A peça de Shakespeare é levada na íntegra ao palco, inclusive no sentido da linguagem proposta originalmente: praticamente toda ela é falada em versos poéticos, o que se torna um desafio e tanto para aquela/e que precisará dizê-lo, afinal é um modo de falar por vezes rebuscado, antigo, clássico, algo que pega bastante para a vivência de corpos num Brasil marcado pela oralidade (como o era Shakespeare, talvez). Como falar em verso sem fazer isso ser mecânico? E esse desafio se manifesta também na própria manutenção da ação cênica que está sendo desenvolvida, pois é uma daquelas obras shakesperianas gigantescas, cheia de personagens e acontecimentos, com uma trama que pode demorar a engrenar – e talvez a atenção e envolvimento de quem assiste também possa ficar prejudicada com isso.
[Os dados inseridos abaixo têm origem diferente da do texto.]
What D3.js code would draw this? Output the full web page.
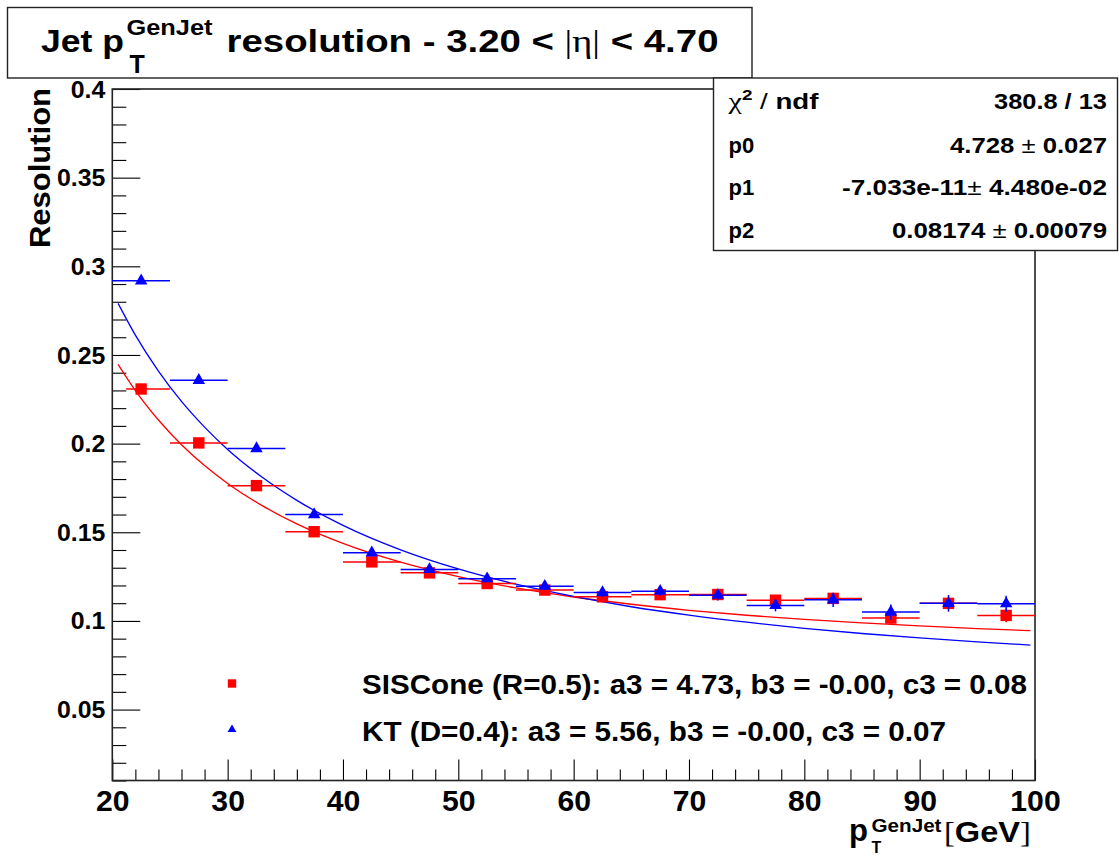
<!DOCTYPE html>
<html>
<head>
<meta charset="utf-8">
<script src="https://cdn.jsdelivr.net/npm/d3@7"></script>
<style>
    body { margin: 0; background: #fff; }
    svg { display: block; font-family: "Liberation Sans", Arial, Helvetica, sans-serif; font-weight: bold; }
    .frame { fill: none; stroke: #222; stroke-width: 1.6; }
    .pave { fill: #fff; stroke: #222; stroke-width: 1.4; }
    .axis path { display: none; }
    .axis line { stroke: #000; stroke-width: 1.1; }
    .axis text { fill: #000; font-family: "Liberation Sans", Arial, sans-serif; font-weight: bold; }
    .sym { font-family: "Liberation Serif", "DejaVu Serif", serif; font-weight: normal; }
    .thin { font-weight: normal; }
    .fit { fill: none; stroke-width: 1.3; }
    .err { stroke-width: 1.5; }
</style>
</head>
<body>
<svg id="chart" width="1119" height="856"></svg>
<script>
// ---- data ----
const binCenters   = [22.5, 27.5, 32.5, 37.5, 42.5, 47.5, 52.5, 57.5, 62.5, 67.5, 72.5, 77.5, 82.5, 87.5, 92.5, 97.5];
const binHalfWidth = [2.5, 2.5, 2.5, 2.5, 2.5, 2.5, 2.5, 2.5, 2.5, 2.5, 2.5, 2.5, 2.5, 2.5, 2.5, 2.5];
const sisconeXErrLow = [1.3, 2.5, 2.5, 2.5, 2.5, 2.5, 2.5, 2.5, 2.5, 2.5, 2.5, 2.5, 2.5, 2.5, 2.5, 2.5];

const sisconeRes = [0.2308, 0.2004, 0.1763, 0.1503, 0.1333, 0.1271, 0.1211, 0.1174, 0.1136, 0.1148, 0.1149, 0.1117, 0.1127, 0.1016, 0.1099, 0.1031];
const sisconeErr = [0.0008, 0.0008, 0.0009, 0.0010, 0.0011, 0.0012, 0.0013, 0.0015, 0.0017, 0.0020, 0.0022, 0.0025, 0.0028, 0.0032, 0.0035, 0.0038];
const ktRes      = [0.2918, 0.2357, 0.1972, 0.1600, 0.1384, 0.1290, 0.1238, 0.1196, 0.1160, 0.1168, 0.1145, 0.1087, 0.1119, 0.1050, 0.1099, 0.1097];
const ktErr      = [0.0010, 0.0010, 0.0011, 0.0012, 0.0013, 0.0015, 0.0017, 0.0020, 0.0023, 0.0026, 0.0030, 0.0033, 0.0040, 0.0043, 0.0047, 0.0045];

// fitted curves
const fitPt      = [20.5, 22, 24, 26, 28, 30, 33, 36, 40, 45, 50, 55, 60, 65, 70, 75, 80, 85, 90, 95, 99.6];
const sisconeFit = [0.2447, 0.2299, 0.2133, 0.1994, 0.1876, 0.1775, 0.1650, 0.1547, 0.1437, 0.1331, 0.1250, 0.1186, 0.1135, 0.1094, 0.1060, 0.1032, 0.1009, 0.0989, 0.0972, 0.0957, 0.0945];
const ktFit      = [0.2791, 0.2612, 0.2409, 0.2238, 0.2093, 0.1967, 0.1810, 0.1680, 0.1539, 0.1401, 0.1293, 0.1207, 0.1138, 0.1080, 0.1033, 0.0993, 0.0958, 0.0929, 0.0904, 0.0882, 0.0864];

const xTickValues = [20, 30, 40, 50, 60, 70, 80, 90, 100];
const xTickLabels = ["20", "30", "40", "50", "60", "70", "80", "90", "100"];
const yTickValues = [0.05, 0.1, 0.15, 0.2, 0.25, 0.3, 0.35, 0.4];
const yTickLabels = ["0.05", "0.1", "0.15", "0.2", "0.25", "0.3", "0.35", "0.4"];

const statNames  = ["χ2 / ndf", "p0", "p1", "p2"];
const statValues = ["380.8 / 13", "4.728 ± 0.027", "-7.033e-11± 4.480e-02", "0.08174 ± 0.00079"];

const legendLabels = ["SISCone (R=0.5): a3 = 4.73, b3 = -0.00, c3 = 0.08",
                      "KT (D=0.4): a3 = 5.56, b3 = -0.00, c3 = 0.07"];

const RED = "#ff0000", BLUE = "#0000ff";

// ---- chart ----
const svg = d3.select("#chart");
const x = d3.scaleLinear().domain([20, 100]).range([112.3, 1035]);
const y = d3.scaleLinear().domain([0.01, 0.4]).range([780.5, 89]);

// stretch text horizontally to a given width
function stretch(sel, factor) {
    sel.each(function() {
        let w = this.getComputedTextLength();
        d3.select(this).attr("textLength", w * factor).attr("lengthAdjust", "spacingAndGlyphs");
    });
}
function fitTo(sel, width) {
    sel.attr("textLength", width).attr("lengthAdjust", "spacingAndGlyphs");
}

// axes
let xMinor = d3.range(20, 101, 2).filter(d => d % 10 !== 0);
let yMinor = d3.range(1, 41).map(d => d / 100).filter(d => Math.round(d * 100) % 5 !== 0);

let gx = svg.append("g").attr("class", "axis")
    .attr("transform", "translate(0," + y.range()[0] + ")")
    .call(d3.axisBottom(x).tickValues(xTickValues).tickSize(-21).tickPadding(10)
        .tickFormat((d, i) => xTickLabels[i]));
gx.selectAll("text").attr("font-size", 29).attr("dy", null).attr("y", 30).call(stretch, 1.04);
svg.append("g").attr("class", "axis")
    .attr("transform", "translate(0," + y.range()[0] + ")")
    .call(d3.axisBottom(x).tickValues(xMinor).tickSize(-11).tickFormat(""));

let gy = svg.append("g").attr("class", "axis")
    .attr("transform", "translate(" + x.range()[0] + ",0)")
    .call(d3.axisLeft(y).tickValues(yTickValues).tickSize(-28).tickPadding(7)
        .tickFormat((d, i) => yTickLabels[i]));
gy.selectAll("text").attr("font-size", 23).attr("dy", "0.35em").call(stretch, 1.08);
svg.append("g").attr("class", "axis")
    .attr("transform", "translate(" + x.range()[0] + ",0)")
    .call(d3.axisLeft(y).tickValues(yMinor).tickSize(-14).tickFormat(""));

// frame
svg.append("rect").attr("class", "frame")
    .attr("x", x.range()[0]).attr("y", y.range()[1])
    .attr("width", x.range()[1] - x.range()[0])
    .attr("height", y.range()[0] - y.range()[1]);

// fit curves
let line = d3.line().x(d => x(d[0])).y(d => y(d[1])).curve(d3.curveMonotoneX);
svg.append("path").attr("class", "fit").attr("stroke", RED)
    .attr("d", line(d3.zip(fitPt, sisconeFit)));
svg.append("path").attr("class", "fit").attr("stroke", BLUE)
    .attr("d", line(d3.zip(fitPt, ktFit)));

// data points with error bars
function drawSeries(vals, errs, xLow, color, symbolType, size) {
    let pts = binCenters.map((c, i) => ({x: c, y: vals[i], e: errs[i], lo: xLow[i], hi: binHalfWidth[i]}));
    let g = svg.append("g");
    g.selectAll(".hbar").data(pts).enter().append("line").attr("class", "err")
        .attr("stroke", color)
        .attr("x1", d => x(d.x - d.lo)).attr("x2", d => x(d.x + d.hi))
        .attr("y1", d => y(d.y)).attr("y2", d => y(d.y));
    g.selectAll(".vbar").data(pts).enter().append("line").attr("class", "err")
        .attr("stroke", color)
        .attr("x1", d => x(d.x)).attr("x2", d => x(d.x))
        .attr("y1", d => y(d.y - d.e)).attr("y2", d => y(d.y + d.e));
    g.selectAll(".mk").data(pts).enter().append("path")
        .attr("fill", color)
        .attr("transform", d => "translate(" + x(d.x) + "," + y(d.y) + ")")
        .attr("d", d3.symbol().type(symbolType).size(size));
}
drawSeries(sisconeRes, sisconeErr, sisconeXErrLow, RED, d3.symbolSquare, 130);
drawSeries(ktRes, ktErr, binHalfWidth, BLUE, d3.symbolTriangle, 68);

// legend
let legend = svg.append("g");
legend.append("path").attr("fill", RED).attr("transform", "translate(232,683.5)")
    .attr("d", d3.symbol().type(d3.symbolSquare).size(70));
legend.append("path").attr("fill", BLUE).attr("transform", "translate(232,729.5)")
    .attr("d", d3.symbol().type(d3.symbolTriangle).size(34));
legend.append("text").attr("x", 362).attr("y", 694).attr("font-size", 28)
    .text(legendLabels[0]).call(fitTo, 665);
legend.append("text").attr("x", 362).attr("y", 740.5).attr("font-size", 28)
    .text(legendLabels[1]).call(fitTo, 584);

// axis titles
let xt = svg.append("g");
xt.append("text").attr("x", 849).attr("y", 841).attr("font-size", 31).text("p");
xt.append("text").attr("x", 871.5).attr("y", 832).attr("font-size", 18).text("GenJet").call(fitTo, 70);
xt.append("text").attr("x", 871.5).attr("y", 853).attr("font-size", 16).text("T");
let gev = xt.append("text").attr("x", 944).attr("y", 842).attr("font-size", 30);
gev.append("tspan").attr("class", "sym").text("[");
gev.append("tspan").text("GeV");
gev.append("tspan").attr("class", "sym").text("]");
gev.call(fitTo, 87);

svg.append("text").attr("transform", "translate(50,88) rotate(-90)")
    .attr("text-anchor", "end").attr("font-size", 30)
    .text("Resolution").call(fitTo, 160);

// title pave
svg.append("rect").attr("class", "pave").attr("x", 7.5).attr("y", 7.5).attr("width", 744.5).attr("height", 70.5);
svg.append("text").attr("x", 41).attr("y", 52).attr("font-size", 32).text("Jet p").call(fitTo, 83);
svg.append("text").attr("x", 126.5).attr("y", 35).attr("font-size", 22).text("GenJet").call(fitTo, 86);
svg.append("text").attr("x", 129.5).attr("y", 73).attr("font-size", 25).text("T");
let tt = svg.append("text").attr("x", 226.5).attr("y", 52).attr("font-size", 32);
tt.append("tspan").text("resolution - 3.20 < ");
tt.append("tspan").attr("class", "sym").text("|η|");
tt.append("tspan").text(" < 4.70");
tt.call(fitTo, 492);

// stats pave
svg.append("rect").attr("class", "pave").attr("x", 713.5).attr("y", 78).attr("width", 404).attr("height", 172.5);
let rowBase = [109.3, 152.5, 195.2, 238.3];
statNames.forEach((name, i) => {
    let t = svg.append("text").attr("x", 728.5).attr("y", rowBase[i]).attr("font-size", 22);
    if (i === 0) {
        t.append("tspan").attr("class", "sym").attr("font-size", 24).text("χ");
        t.append("tspan").attr("font-size", 15).attr("dy", -9).text("2");
        t.append("tspan").attr("class", "thin").attr("dy", 9).text(" / ");
        t.append("tspan").text("ndf");
        t.call(fitTo, 90);
    } else {
        t.text(name);
    }
});
let statWidth = [113, 157, 265, 215];
statValues.forEach((val, i) => {
    let t = svg.append("text").attr("x", 1107).attr("y", rowBase[i]).attr("font-size", 22)
        .attr("text-anchor", "end");
    val.split("±").forEach((part, j) => {
        if (j > 0) t.append("tspan").attr("class", "thin").text("±");
        t.append("tspan").text(part);
    });
    t.call(fitTo, statWidth[i]);
});
</script>
</body>
</html>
O elenco composto para dar corpo e voz à peça junta atrizes e atores já experientes com novos talentos da cena, e isso dá um caldo muito interessante e gostoso de assistir pelas interações. Relembro aqui as performances de Helena de Jorge, Kauê Persona, Cesar Matheus e Helena Tezza, que praticamente conduzem a peça a partir de seus personagens, com destaque maior à esta última, de quem considero vir os melhores momentos do espetáculo, pois me parece habitar nela a energia da peça, que é o deboche, a brincadeira, a zoação mesmo que o “Sonho” está propondo – ao invés do rebuscado, do mais sério. Inclusive, percebo que as personagens mais “coadjuvantes” roubam a cena pela entrega de cabeça à bobagem.
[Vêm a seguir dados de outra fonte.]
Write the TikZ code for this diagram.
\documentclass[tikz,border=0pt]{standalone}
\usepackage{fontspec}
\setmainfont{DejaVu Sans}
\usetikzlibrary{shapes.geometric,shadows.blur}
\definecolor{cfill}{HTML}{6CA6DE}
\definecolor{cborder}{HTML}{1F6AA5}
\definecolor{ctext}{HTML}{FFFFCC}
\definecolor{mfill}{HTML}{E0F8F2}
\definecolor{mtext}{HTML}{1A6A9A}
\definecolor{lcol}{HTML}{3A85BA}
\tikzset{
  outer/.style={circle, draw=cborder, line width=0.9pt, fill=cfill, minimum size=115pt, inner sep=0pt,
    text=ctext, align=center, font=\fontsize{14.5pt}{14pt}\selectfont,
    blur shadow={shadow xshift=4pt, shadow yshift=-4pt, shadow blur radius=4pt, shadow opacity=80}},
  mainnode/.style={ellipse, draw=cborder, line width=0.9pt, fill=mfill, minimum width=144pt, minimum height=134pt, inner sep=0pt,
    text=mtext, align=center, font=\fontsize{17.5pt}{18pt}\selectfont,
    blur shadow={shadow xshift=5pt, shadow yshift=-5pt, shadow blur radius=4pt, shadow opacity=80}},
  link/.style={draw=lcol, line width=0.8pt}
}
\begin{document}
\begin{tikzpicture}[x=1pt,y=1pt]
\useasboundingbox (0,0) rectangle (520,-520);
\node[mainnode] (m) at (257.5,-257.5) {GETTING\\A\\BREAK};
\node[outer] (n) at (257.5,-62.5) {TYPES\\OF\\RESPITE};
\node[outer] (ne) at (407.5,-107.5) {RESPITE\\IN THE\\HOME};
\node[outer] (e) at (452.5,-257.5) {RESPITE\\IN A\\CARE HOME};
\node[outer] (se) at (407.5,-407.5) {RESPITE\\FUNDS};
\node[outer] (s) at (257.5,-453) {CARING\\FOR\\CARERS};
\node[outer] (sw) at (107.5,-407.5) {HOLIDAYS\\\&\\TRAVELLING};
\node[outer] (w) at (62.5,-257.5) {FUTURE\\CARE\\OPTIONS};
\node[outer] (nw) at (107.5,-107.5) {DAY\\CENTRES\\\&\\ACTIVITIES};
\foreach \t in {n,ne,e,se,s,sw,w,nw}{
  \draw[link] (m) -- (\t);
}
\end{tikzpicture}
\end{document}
Gostaria, e isso é apenas um desejo poético e político desse autor que vos fala, de ter visto o ator Pedro Ramires e a atriz Willa Thomas em posições de mais destaque na peça, pois a presença de seus corpos me lembram que o clássico também quer dizer exclusão e manutenção daquele mesmo corpo que legitimou tal texto como um expoente de sua cultura, uma cultura branca, patriarcal, burguesa. E isso, em 2024, é uma mensagem que poderia estar melhor questionada, talvez não exatamente enquanto discurso dentro da peça, mas enquanto incorporação artística.

Vale ressaltar ainda outros aspectos da encenação, como as mudanças rápidas de cenário (que já são características de outros espetáculos da trupe) a partir de construções mais imagéticas que necessariamente mirabolantes. São, portanto, inventivas. O foco aqui está no trabalho da atriz e do ator e em sua presença cênica, sem que haja muita coisa em cena. É a relação que a/o intérprete estabelece no espaço, com colegas, com a sonoridade e com o público que permite que a viagem aconteça. Uma viagem dentro de um sonho – que poderia navegar ainda mais nas turvas e lascivas águas de uma embriaguez típica de verão.